**Directions**
Exactly retype the lines from the top of the data through the line containing "Performance in Aug'22", leaving out every picture.
--------------------------------------------------
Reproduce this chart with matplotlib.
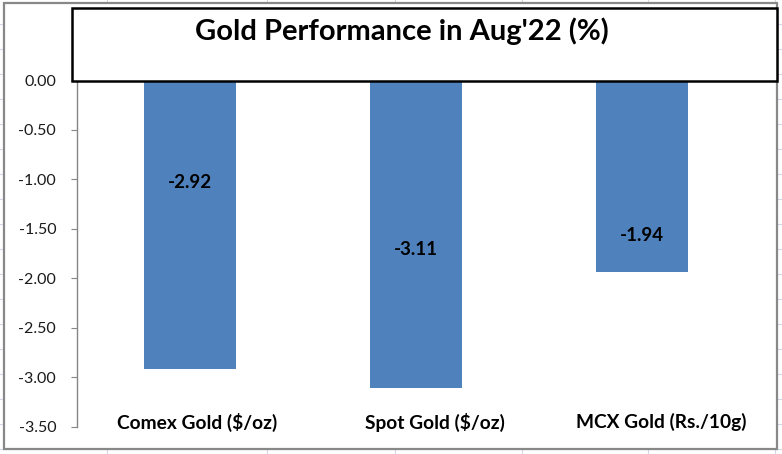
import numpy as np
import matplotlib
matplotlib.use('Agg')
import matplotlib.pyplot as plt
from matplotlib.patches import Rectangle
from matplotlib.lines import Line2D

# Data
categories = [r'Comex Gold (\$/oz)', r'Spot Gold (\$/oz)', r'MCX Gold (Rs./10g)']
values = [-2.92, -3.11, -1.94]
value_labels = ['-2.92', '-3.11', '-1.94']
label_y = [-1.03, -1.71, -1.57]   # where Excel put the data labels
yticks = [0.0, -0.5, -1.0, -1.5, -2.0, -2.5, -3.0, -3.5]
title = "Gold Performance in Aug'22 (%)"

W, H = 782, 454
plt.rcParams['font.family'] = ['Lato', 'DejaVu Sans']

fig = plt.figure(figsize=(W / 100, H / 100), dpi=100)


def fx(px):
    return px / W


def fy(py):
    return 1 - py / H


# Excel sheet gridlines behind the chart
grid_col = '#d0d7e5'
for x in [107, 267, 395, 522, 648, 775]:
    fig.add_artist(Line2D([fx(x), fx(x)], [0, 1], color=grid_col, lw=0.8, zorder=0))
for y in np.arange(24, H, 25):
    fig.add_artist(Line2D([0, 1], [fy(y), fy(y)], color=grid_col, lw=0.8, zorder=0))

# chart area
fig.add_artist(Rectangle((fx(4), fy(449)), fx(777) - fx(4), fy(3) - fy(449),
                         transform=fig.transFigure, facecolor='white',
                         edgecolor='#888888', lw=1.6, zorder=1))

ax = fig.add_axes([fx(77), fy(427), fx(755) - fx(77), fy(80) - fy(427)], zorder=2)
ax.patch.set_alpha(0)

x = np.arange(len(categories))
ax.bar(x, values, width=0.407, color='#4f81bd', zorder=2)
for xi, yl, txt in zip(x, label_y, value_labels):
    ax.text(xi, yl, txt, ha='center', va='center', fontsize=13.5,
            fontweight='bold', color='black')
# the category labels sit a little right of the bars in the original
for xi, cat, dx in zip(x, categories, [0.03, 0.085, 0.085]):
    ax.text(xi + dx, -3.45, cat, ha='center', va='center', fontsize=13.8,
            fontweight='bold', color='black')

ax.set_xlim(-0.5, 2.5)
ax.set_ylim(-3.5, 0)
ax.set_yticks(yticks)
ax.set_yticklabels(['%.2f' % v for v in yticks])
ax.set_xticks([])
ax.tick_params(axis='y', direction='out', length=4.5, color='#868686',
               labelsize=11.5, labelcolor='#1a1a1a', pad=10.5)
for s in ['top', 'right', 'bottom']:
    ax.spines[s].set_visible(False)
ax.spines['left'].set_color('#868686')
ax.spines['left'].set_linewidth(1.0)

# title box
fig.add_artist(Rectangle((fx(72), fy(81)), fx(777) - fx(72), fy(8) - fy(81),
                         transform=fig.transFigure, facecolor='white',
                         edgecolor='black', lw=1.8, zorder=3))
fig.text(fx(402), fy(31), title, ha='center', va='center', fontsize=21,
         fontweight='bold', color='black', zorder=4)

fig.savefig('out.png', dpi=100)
--------------------------------------------------
**Complete response**
Reproduce this chart with matplotlib.
import numpy as np
import matplotlib
matplotlib.use('Agg')
import matplotlib.pyplot as plt
from matplotlib.patches import Rectangle
from matplotlib.lines import Line2D

# Data
categories = [r'Comex Gold (\$/oz)', r'Spot Gold (\$/oz)', r'MCX Gold (Rs./10g)']
values = [-2.92, -3.11, -1.94]
value_labels = ['-2.92', '-3.11', '-1.94']
label_y = [-1.03, -1.71, -1.57]   # where Excel put the data labels
yticks = [0.0, -0.5, -1.0, -1.5, -2.0, -2.5, -3.0, -3.5]
title = "Gold Performance in Aug'22 (%)"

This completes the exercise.